New Delhi | Updated on July 11, 2011



Move may create uncertainty among investors on projected returns

The proposed downward price revision for renewable energy certificates (REC), if accepted, will jeopardise investment flow in green projects.

The Central Electricity Regulatory Commission has suggested a six to 20 per cent price cut for RECs effective April 2012 for three years, intending to make trading attractive.

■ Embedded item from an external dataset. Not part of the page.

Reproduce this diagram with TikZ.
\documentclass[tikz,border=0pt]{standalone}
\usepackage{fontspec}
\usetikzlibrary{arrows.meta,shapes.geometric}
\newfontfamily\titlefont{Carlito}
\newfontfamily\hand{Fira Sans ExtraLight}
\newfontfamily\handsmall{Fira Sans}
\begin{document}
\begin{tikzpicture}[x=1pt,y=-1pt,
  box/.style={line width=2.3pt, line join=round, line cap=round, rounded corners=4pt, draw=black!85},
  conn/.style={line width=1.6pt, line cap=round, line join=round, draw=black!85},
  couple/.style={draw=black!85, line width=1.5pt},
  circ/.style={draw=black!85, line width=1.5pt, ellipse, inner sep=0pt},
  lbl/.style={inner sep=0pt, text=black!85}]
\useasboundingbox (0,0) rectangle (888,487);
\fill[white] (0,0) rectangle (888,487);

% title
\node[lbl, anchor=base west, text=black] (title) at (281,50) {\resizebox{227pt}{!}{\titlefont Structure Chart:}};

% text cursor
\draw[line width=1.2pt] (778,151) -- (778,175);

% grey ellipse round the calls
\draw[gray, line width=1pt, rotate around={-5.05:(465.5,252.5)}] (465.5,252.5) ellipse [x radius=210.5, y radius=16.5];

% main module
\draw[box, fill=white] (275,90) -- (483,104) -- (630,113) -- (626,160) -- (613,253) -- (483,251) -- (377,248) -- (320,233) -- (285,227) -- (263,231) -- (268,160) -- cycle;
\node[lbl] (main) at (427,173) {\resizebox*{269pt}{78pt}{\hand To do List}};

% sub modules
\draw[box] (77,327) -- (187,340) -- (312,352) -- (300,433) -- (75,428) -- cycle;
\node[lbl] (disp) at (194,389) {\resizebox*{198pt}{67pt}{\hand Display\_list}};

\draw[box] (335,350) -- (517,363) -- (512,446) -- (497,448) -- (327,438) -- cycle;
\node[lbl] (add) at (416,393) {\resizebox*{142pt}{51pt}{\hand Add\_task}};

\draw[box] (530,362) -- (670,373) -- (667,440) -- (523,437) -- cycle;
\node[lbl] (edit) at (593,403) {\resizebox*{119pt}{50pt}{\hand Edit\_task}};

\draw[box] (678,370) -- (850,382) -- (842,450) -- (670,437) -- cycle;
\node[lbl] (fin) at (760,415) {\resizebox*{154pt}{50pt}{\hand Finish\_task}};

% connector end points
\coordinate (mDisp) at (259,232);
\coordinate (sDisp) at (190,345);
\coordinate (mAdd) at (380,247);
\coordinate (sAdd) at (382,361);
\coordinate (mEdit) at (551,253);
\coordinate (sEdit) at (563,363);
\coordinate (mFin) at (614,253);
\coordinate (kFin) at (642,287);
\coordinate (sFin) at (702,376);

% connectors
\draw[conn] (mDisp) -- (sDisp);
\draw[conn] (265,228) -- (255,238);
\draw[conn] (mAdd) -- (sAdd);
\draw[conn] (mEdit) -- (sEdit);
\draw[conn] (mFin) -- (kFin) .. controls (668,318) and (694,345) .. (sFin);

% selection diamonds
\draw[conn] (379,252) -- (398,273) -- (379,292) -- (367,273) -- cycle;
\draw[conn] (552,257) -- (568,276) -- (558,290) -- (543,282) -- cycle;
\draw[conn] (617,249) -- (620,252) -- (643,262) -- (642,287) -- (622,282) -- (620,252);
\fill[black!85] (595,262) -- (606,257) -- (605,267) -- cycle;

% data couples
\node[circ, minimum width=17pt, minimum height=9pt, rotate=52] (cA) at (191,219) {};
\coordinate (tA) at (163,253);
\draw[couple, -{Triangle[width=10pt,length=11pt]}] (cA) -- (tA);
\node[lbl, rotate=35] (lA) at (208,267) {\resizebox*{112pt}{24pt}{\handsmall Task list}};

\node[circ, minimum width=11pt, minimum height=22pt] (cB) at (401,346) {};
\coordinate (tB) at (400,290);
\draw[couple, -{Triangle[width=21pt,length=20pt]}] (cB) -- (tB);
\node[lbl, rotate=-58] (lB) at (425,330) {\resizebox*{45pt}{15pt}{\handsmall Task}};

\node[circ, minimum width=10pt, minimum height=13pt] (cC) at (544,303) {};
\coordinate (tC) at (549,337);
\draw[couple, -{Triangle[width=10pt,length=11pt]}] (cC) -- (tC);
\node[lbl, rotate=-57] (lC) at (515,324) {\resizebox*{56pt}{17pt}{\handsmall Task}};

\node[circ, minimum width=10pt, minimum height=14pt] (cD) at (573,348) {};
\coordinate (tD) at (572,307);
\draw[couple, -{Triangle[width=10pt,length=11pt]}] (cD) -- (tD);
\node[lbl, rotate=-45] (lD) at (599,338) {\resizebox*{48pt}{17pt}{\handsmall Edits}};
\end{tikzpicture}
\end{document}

The industry feels that the market should be allowed to mature first before any changes in the benchmark price system is made. Project developers feel that the CERC's move to reduce floor and forbearance (ceiling) price would create uncertainty among investors on projected returns, which, in turn, could impact the investment flows.

REC trading

The REC mechanism is meant to provide an additional stream of revenue for green energy project proponents. Currently, REC trading is at a nascent stage with prices hovering around the floor price. Besides, the trading is confined to non-solar projects such as wind power, bio-mass and hydro-electric.

“The REC scheme was expected to catalyse investments. However, the proposal has created a negative sentiment among investors. This would also affect future investments and even see some investors backing off from projects,” said Mr Anmol Jaggi, Director, Gensol Consultants, a carbon advisory firm.

Projects in pipeline

There are projects with the capacity of about 600 MW in the non-solar category in pipeline entailing an investment of Rs 1,800 crore. Typically for green projects, an investor gives a weightage of around 30 per cent for the projected returns from RECs, and the rest for returns from preferential tariff. “With this uncertainty, I see the REC weightage going down to 15 per cent,” Mr Jaggi said.

Mr V. Subramanian, CEO and Secretary-General, Indian Wind Energy Association, said “The underlying principle of REC is renewable purchase obligations (RPO). The RPO enforcement mechanism across the States should be made very effective with severe penalties for failure or non-compliance. ..The same price of RECs should be kept so that the mechanism stabilises.”

Solar projects

In the case of solar, the REC floor price on an average will be 300-400 per cent over the preferential tariff. “The challenge is how you make the RECs bankable for the tenure of debt for solar projects,” said Mr Inderpreet S. Wadhwa, CEO, Azure Power.

Assuming a preferential price of Rs 3/KWh, the RECs are approximately valued at Rs 12/KWh at the current floor price, he said, adding, “While the RECs can be traded, the lenders need assurance on the offtake pricing of the RECs for at least the tenure of the loan (10 years at least) as per the project debt service requirements.”

The large higher addition of the solar REC pricing needs to be backed by some sort of payment security/obligation by a credible buyer, Mr Wadhwa added.